= PROBLEM DETAILS =
From the entries below, gather every line containing the string "this".

+ + + + + + +

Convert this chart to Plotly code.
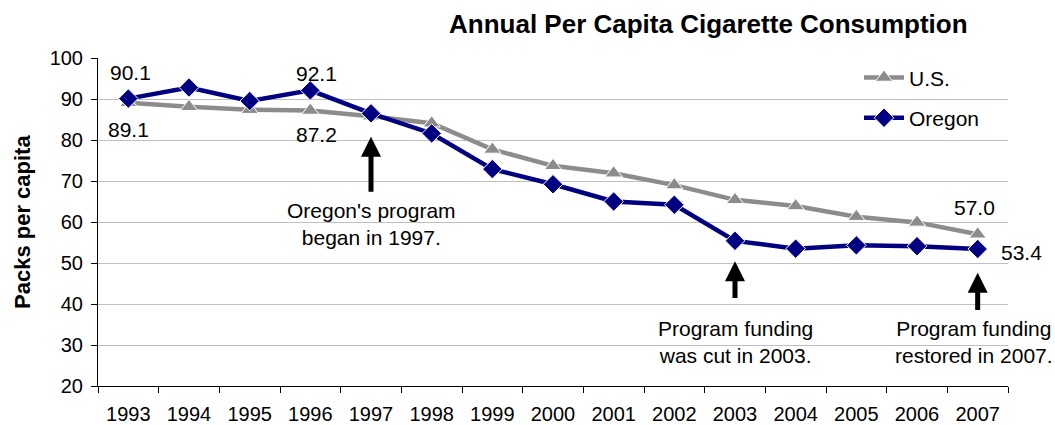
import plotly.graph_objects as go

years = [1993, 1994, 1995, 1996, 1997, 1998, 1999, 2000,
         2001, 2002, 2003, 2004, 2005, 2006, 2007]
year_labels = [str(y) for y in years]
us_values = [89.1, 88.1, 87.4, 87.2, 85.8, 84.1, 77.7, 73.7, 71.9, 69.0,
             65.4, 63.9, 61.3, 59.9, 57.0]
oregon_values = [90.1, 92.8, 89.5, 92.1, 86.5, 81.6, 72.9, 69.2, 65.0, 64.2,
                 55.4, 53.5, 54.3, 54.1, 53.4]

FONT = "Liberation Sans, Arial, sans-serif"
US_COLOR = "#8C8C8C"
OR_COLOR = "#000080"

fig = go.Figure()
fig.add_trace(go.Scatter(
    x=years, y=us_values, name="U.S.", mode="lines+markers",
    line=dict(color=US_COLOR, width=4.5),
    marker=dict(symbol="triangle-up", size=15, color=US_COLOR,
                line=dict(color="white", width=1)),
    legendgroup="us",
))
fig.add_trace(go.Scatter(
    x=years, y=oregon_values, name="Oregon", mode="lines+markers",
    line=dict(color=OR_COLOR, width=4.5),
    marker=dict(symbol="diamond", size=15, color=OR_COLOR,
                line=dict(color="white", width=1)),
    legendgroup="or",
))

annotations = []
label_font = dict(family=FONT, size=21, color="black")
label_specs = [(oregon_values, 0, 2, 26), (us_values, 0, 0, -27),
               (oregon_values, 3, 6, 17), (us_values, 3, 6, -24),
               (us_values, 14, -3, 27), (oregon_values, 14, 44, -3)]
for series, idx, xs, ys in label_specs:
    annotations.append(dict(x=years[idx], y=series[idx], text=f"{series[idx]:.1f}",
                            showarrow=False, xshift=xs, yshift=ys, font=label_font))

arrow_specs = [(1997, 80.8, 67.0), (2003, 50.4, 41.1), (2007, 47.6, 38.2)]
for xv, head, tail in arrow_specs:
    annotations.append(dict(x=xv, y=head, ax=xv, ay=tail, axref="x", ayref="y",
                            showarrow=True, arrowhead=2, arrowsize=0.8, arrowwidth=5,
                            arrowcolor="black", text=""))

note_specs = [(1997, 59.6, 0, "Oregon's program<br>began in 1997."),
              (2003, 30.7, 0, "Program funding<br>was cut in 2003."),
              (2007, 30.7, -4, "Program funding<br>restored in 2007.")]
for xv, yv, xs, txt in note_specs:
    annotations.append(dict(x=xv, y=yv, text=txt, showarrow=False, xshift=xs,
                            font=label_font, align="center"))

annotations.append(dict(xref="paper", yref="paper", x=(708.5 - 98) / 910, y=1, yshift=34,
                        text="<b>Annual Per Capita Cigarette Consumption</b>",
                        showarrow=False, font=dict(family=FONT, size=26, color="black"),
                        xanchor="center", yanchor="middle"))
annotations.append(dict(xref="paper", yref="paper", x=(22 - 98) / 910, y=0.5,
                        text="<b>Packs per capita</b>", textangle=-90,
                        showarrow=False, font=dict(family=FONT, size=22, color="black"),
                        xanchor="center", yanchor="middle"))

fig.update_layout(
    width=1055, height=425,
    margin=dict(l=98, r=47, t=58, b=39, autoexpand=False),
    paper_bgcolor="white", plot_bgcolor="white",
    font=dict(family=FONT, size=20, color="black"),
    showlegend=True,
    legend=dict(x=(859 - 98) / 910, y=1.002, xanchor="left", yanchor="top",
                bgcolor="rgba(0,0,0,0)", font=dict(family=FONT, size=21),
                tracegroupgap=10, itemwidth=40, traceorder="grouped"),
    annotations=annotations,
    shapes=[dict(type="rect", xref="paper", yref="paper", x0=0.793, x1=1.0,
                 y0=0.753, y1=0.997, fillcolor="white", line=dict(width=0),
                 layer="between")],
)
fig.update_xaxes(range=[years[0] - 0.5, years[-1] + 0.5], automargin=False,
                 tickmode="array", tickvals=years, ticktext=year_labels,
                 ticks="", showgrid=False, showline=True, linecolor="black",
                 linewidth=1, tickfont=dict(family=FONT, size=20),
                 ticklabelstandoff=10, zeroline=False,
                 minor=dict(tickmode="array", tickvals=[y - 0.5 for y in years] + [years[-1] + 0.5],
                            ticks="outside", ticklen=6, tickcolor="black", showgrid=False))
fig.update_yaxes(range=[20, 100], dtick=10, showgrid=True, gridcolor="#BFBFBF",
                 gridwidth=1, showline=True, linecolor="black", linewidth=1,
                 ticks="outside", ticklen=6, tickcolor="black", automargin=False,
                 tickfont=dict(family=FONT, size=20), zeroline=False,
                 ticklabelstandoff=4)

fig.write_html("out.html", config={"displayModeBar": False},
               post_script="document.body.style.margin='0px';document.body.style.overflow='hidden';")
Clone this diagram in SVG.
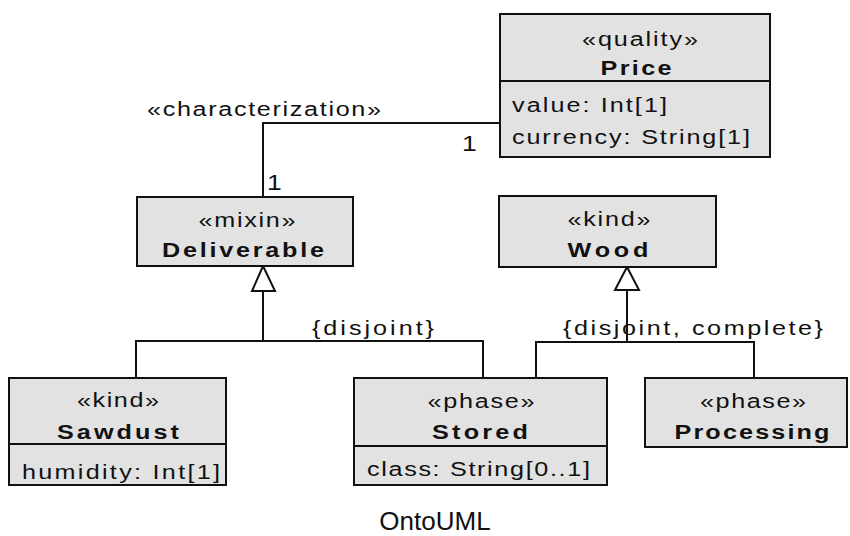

+ + + + + + +

= EXPECTED ANSWER =
Convert this chart to Plotly code.
Clone this diagram in SVG.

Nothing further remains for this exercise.